5.1 Character-Set Metadata | XML in a Nutshell, Third Edition

Some environments keep track of which encodings particular documents are written in. For instance, web servers that transmit XML documents precede them with an HTTP header that looks something like this:

 HTTP/1.1 200 OK Date: Sun, 28 Oct 2001 11:05:42 GMT Server: Apache/1.3.19 (Unix) mod_jk mod_perl/1.25 mod_fastcgi/2.2.10 Connection: close Transfer-Encoding: chunked  Content-Type: text/xml; charset=iso-8859-1

The Content-Type field of the HTTP header provides the MIME media type of the document. This may, as shown here, specify which character set the document is written in. An XML parser reading this document from a web server should use this information to determine the document's character encoding.

Many web servers omit the charset parameter from the MIME media type. In this case, if the MIME media type is text/xml , then the document is assumed to be in the US-ASCII encoding. If the MIME media type is application/xml , then the parser attempts to guess the character set by reading the first few bytes of the document.

Since ASCII is almost never an appropriate character set for an XML document, application/xml is much preferred over text/xml . Unfortunately, most web servers including Apache 2.0.36 and earlier are configured to use text/xml by default. If you're running such a version you should probably upgrade before serving XML files. ^[1]

^[1] You could fix Apache's MIME types instead of upgrading, but you really should upgrade. All versions of Apache that are old enough to have the wrong MIME type for XML also have a number of security holes that have since been plugged.
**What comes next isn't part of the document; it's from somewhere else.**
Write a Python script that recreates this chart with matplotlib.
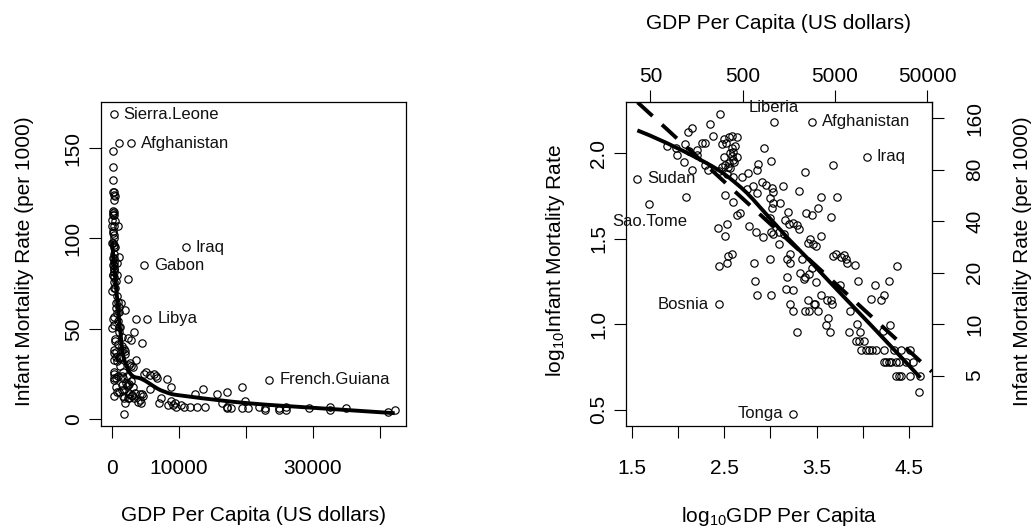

We've focused on MIME types in HTTP headers because that's the most common place where character set metadata is applied to XML documents. However, MIME types are also used in some filesystems (e.g., the BeOS), in email, and in other environments. Other systems may provide other forms of character set metadata. If such metadata is available for a document, whatever form it takes, the parser should use it, although in practice this is an area where not all parsers and programs are as conformant as they should be.